▶ YOUR TASK: In the entries below, find the line with "Give me the matplotlib source for this chart." and the line with "ax.yaxis.set_label_coords(-0.095, 0.517)", then retype both and everything between them exactly. Do not copy the pictures.

▶ DATASET RECORDS:
## BEGIN

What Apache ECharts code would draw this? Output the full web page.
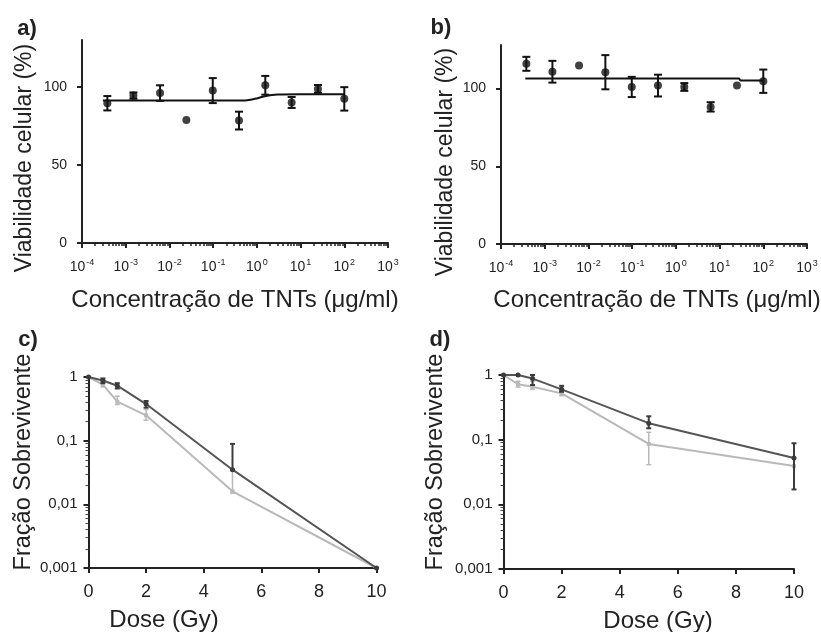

## END
## BEGIN

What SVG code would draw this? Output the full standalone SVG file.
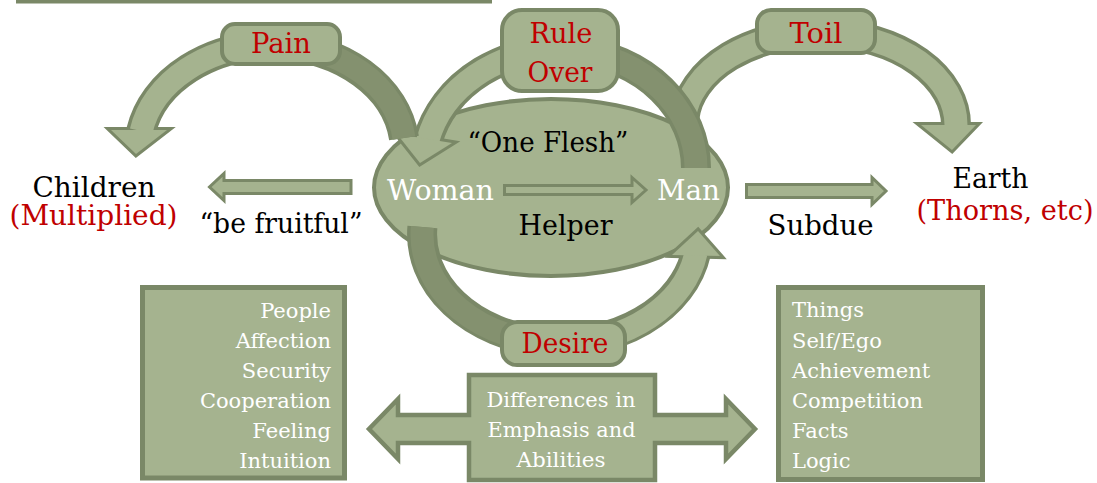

## END
## BEGIN

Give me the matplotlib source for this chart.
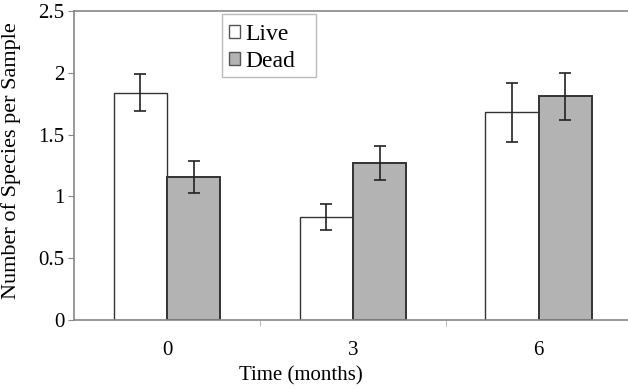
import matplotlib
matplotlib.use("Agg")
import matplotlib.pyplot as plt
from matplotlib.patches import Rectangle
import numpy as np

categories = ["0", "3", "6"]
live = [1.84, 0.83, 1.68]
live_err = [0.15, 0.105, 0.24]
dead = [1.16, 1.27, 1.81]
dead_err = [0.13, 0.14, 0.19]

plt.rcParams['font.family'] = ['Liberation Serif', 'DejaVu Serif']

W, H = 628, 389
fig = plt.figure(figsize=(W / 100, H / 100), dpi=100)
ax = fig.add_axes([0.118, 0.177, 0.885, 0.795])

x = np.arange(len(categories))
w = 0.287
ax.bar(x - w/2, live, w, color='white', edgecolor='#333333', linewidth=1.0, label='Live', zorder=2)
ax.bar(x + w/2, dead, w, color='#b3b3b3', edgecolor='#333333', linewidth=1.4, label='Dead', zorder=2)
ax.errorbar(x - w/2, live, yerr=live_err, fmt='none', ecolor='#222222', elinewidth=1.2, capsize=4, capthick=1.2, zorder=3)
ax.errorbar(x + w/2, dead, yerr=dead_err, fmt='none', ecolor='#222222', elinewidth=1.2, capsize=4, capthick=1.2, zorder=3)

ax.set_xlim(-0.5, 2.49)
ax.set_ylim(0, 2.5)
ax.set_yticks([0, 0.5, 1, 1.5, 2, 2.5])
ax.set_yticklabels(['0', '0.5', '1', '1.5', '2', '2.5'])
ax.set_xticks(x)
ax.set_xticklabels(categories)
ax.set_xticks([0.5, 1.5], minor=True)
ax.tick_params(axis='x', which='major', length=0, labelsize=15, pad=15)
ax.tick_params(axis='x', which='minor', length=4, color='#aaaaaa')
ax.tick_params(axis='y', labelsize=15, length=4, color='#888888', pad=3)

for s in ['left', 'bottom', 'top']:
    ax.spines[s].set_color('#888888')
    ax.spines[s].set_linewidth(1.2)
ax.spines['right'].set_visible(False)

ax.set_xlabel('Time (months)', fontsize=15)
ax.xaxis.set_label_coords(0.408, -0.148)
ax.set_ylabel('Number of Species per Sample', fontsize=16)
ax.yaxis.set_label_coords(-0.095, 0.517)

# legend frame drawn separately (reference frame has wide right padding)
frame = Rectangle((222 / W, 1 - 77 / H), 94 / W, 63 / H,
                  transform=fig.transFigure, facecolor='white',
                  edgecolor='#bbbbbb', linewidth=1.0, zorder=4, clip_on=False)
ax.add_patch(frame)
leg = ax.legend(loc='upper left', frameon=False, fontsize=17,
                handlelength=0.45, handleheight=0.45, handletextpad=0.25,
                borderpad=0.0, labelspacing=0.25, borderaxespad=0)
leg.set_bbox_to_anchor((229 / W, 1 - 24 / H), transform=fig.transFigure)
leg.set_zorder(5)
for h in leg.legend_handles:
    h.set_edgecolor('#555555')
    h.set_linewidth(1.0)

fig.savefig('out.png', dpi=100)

## END

▶ OUTPUT OF THE EXERCISE:
Give me the matplotlib source for this chart.
import matplotlib
matplotlib.use("Agg")
import matplotlib.pyplot as plt
from matplotlib.patches import Rectangle
import numpy as np

categories = ["0", "3", "6"]
live = [1.84, 0.83, 1.68]
live_err = [0.15, 0.105, 0.24]
dead = [1.16, 1.27, 1.81]
dead_err = [0.13, 0.14, 0.19]

plt.rcParams['font.family'] = ['Liberation Serif', 'DejaVu Serif']

W, H = 628, 389
fig = plt.figure(figsize=(W / 100, H / 100), dpi=100)
ax = fig.add_axes([0.118, 0.177, 0.885, 0.795])

x = np.arange(len(categories))
w = 0.287
ax.bar(x - w/2, live, w, color='white', edgecolor='#333333', linewidth=1.0, label='Live', zorder=2)
ax.bar(x + w/2, dead, w, color='#b3b3b3', edgecolor='#333333', linewidth=1.4, label='Dead', zorder=2)
ax.errorbar(x - w/2, live, yerr=live_err, fmt='none', ecolor='#222222', elinewidth=1.2, capsize=4, capthick=1.2, zorder=3)
ax.errorbar(x + w/2, dead, yerr=dead_err, fmt='none', ecolor='#222222', elinewidth=1.2, capsize=4, capthick=1.2, zorder=3)

ax.set_xlim(-0.5, 2.49)
ax.set_ylim(0, 2.5)
ax.set_yticks([0, 0.5, 1, 1.5, 2, 2.5])
ax.set_yticklabels(['0', '0.5', '1', '1.5', '2', '2.5'])
ax.set_xticks(x)
ax.set_xticklabels(categories)
ax.set_xticks([0.5, 1.5], minor=True)
ax.tick_params(axis='x', which='major', length=0, labelsize=15, pad=15)
ax.tick_params(axis='x', which='minor', length=4, color='#aaaaaa')
ax.tick_params(axis='y', labelsize=15, length=4, color='#888888', pad=3)

for s in ['left', 'bottom', 'top']:
    ax.spines[s].set_color('#888888')
    ax.spines[s].set_linewidth(1.2)
ax.spines['right'].set_visible(False)

ax.set_xlabel('Time (months)', fontsize=15)
ax.xaxis.set_label_coords(0.408, -0.148)
ax.set_ylabel('Number of Species per Sample', fontsize=16)
ax.yaxis.set_label_coords(-0.095, 0.517)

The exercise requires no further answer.